● WRITTEN PROBLEM
All of the lines below are to be transcribed faithfully, with pictures excluded from the copy.

>>>

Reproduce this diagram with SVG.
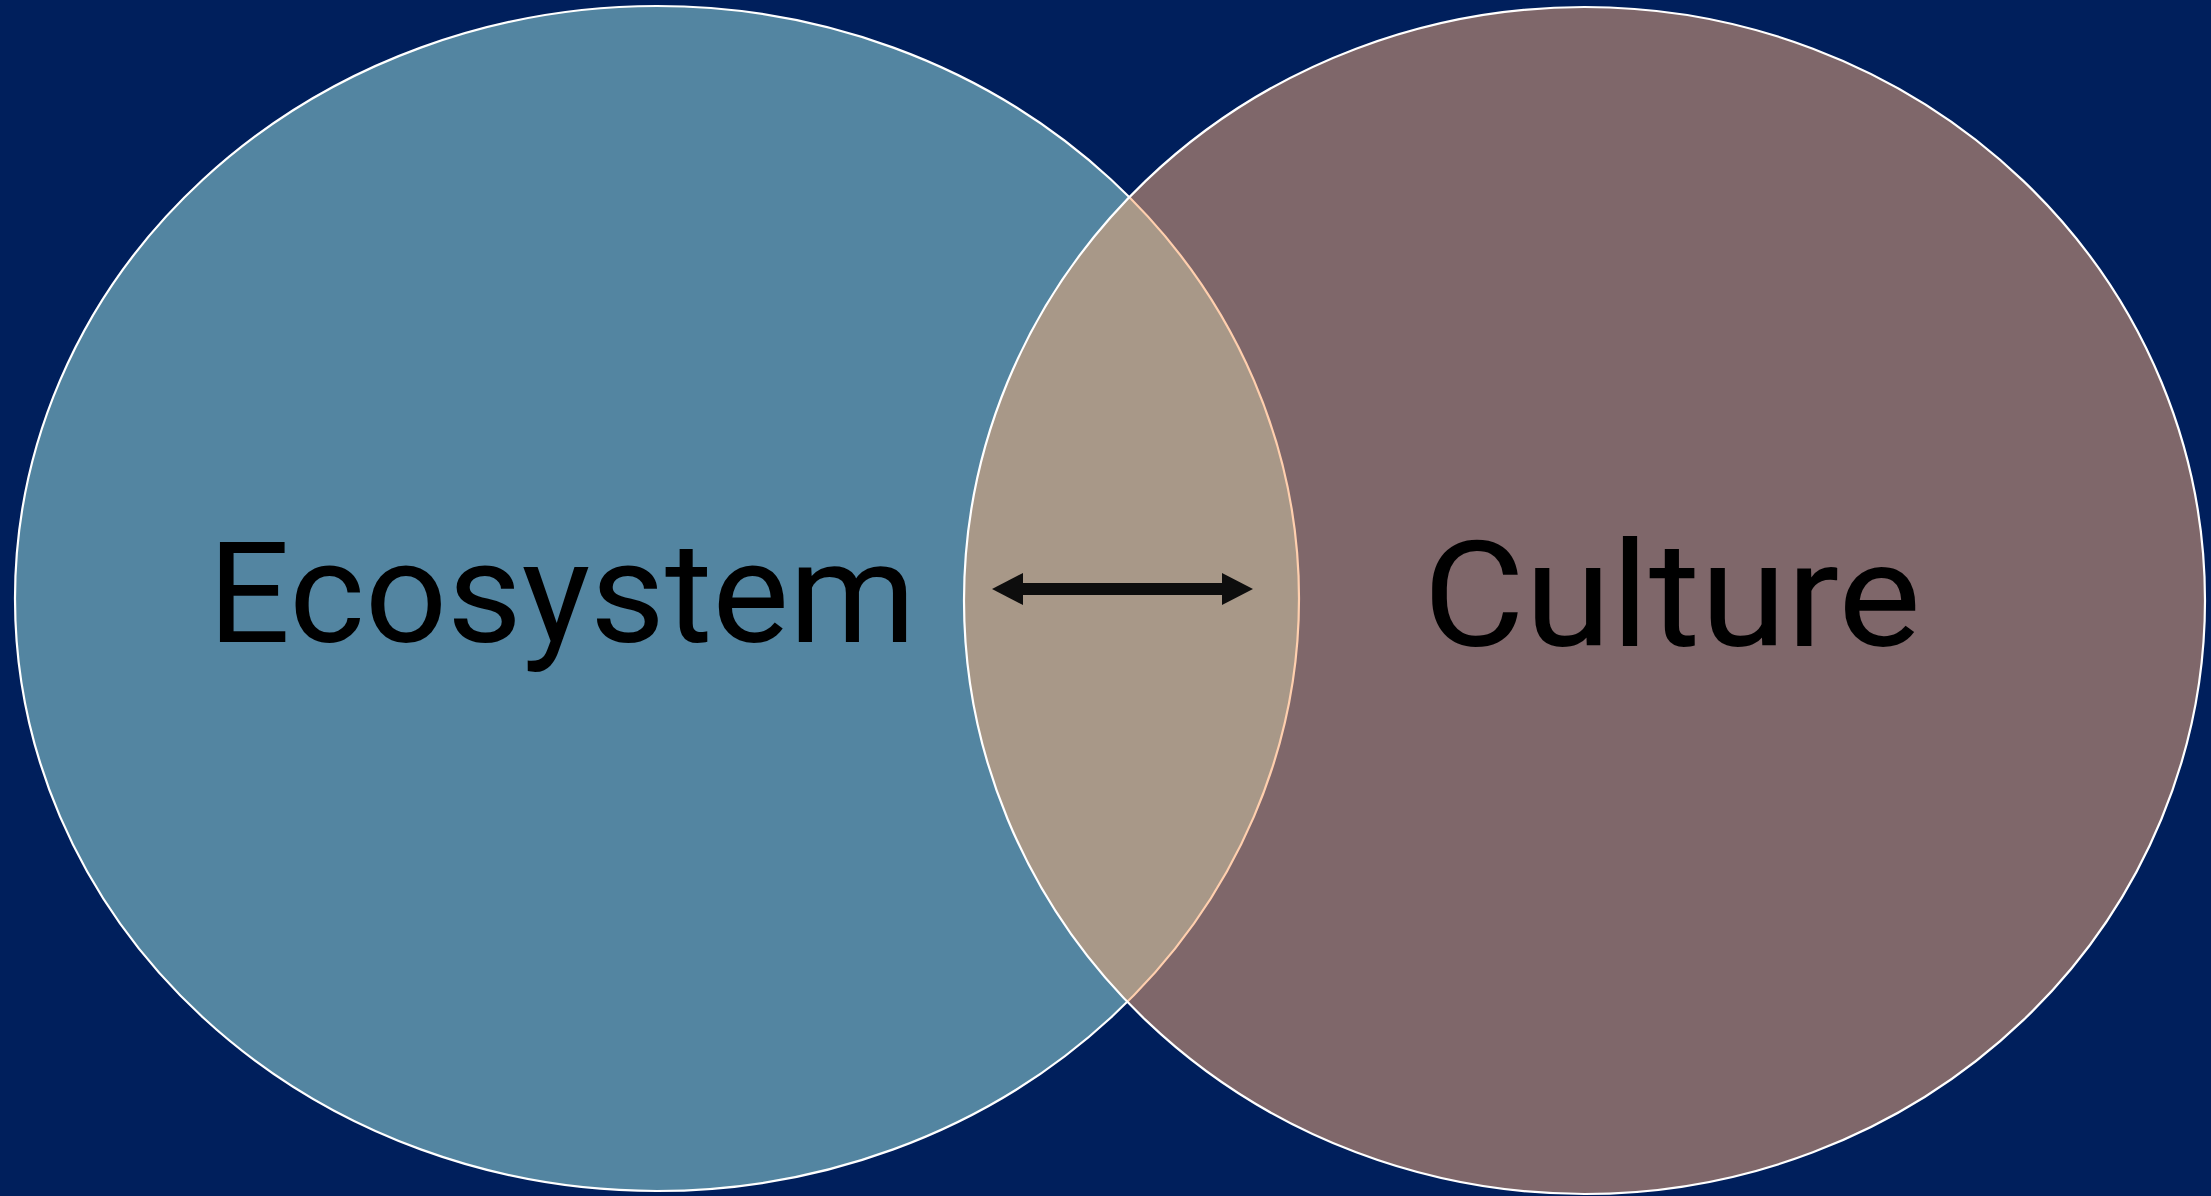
<svg xmlns="http://www.w3.org/2000/svg" width="2211" height="1196" viewBox="0 0 2211 1196">
  <style>
    .label { font-family: Roboto, "Liberation Sans", Arial, sans-serif; fill: #000000; }
    .edge { stroke: #ffffff; stroke-width: 2.2; }
  </style>
  <defs>
    <clipPath id="clipRight">
      <ellipse cx="1584.5" cy="600.5" rx="620.5" ry="593.5"/>
    </clipPath>
    <marker id="head" viewBox="0 0 31 32" refX="0" refY="16" markerWidth="31" markerHeight="32" markerUnits="userSpaceOnUse" orient="auto-start-reverse">
      <path d="M0,0 L31,16 L0,32 Z" fill="#0d0d0d"/>
    </marker>
  </defs>
  <rect x="0" y="0" width="2211" height="1196" fill="#001f5c"/>

  <g id="ecosystem">
    <ellipse cx="657" cy="598.5" rx="642" ry="592.5" fill="#5385a1" class="edge"/>
  </g>
  <g id="culture">
    <ellipse cx="1584.5" cy="600.5" rx="620.5" ry="593.5" fill="#7f676a"/>
    <g clip-path="url(#clipRight)">
      <ellipse cx="657" cy="598.5" rx="642" ry="592.5" fill="#a89888" stroke="#ffcfae" stroke-width="2.2"/>
    </g>
    <ellipse cx="1584.5" cy="600.5" rx="620.5" ry="593.5" fill="none" class="edge"/>
  </g>

  <g id="labels">
    <text class="label" x="208" y="642" font-size="141" textLength="708" lengthAdjust="spacingAndGlyphs">Ecosystem</text>
    <text class="label" x="1423" y="646" font-size="146" textLength="498" lengthAdjust="spacingAndGlyphs">Culture</text>
  </g>

  <g id="connectors">
    <line x1="1023" y1="589" x2="1222" y2="589" stroke="#0d0d0d" stroke-width="12" marker-start="url(#head)" marker-end="url(#head)"/>
  </g>
</svg>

<<<

● THE RESPONSE
Reproduce this diagram with SVG.
<svg xmlns="http://www.w3.org/2000/svg" width="2211" height="1196" viewBox="0 0 2211 1196">
  <style>
    .label { font-family: Roboto, "Liberation Sans", Arial, sans-serif; fill: #000000; }
    .edge { stroke: #ffffff; stroke-width: 2.2; }
  </style>
  <defs>
    <clipPath id="clipRight">
      <ellipse cx="1584.5" cy="600.5" rx="620.5" ry="593.5"/>
    </clipPath>
    <marker id="head" viewBox="0 0 31 32" refX="0" refY="16" markerWidth="31" markerHeight="32" markerUnits="userSpaceOnUse" orient="auto-start-reverse">
      <path d="M0,0 L31,16 L0,32 Z" fill="#0d0d0d"/>
    </marker>
  </defs>
  <rect x="0" y="0" width="2211" height="1196" fill="#001f5c"/>

  <g id="ecosystem">
    <ellipse cx="657" cy="598.5" rx="642" ry="592.5" fill="#5385a1" class="edge"/>
  </g>
  <g id="culture">
    <ellipse cx="1584.5" cy="600.5" rx="620.5" ry="593.5" fill="#7f676a"/>
    <g clip-path="url(#clipRight)">
      <ellipse cx="657" cy="598.5" rx="642" ry="592.5" fill="#a89888" stroke="#ffcfae" stroke-width="2.2"/>
    </g>
    <ellipse cx="1584.5" cy="600.5" rx="620.5" ry="593.5" fill="none" class="edge"/>
  </g>

  <g id="labels">
    <text class="label" x="208" y="642" font-size="141" textLength="708" lengthAdjust="spacingAndGlyphs">Ecosystem</text>
    <text class="label" x="1423" y="646" font-size="146" textLength="498" lengthAdjust="spacingAndGlyphs">Culture</text>
  </g>

  <g id="connectors">
    <line x1="1023" y1="589" x2="1222" y2="589" stroke="#0d0d0d" stroke-width="12" marker-start="url(#head)" marker-end="url(#head)"/>
  </g>
</svg>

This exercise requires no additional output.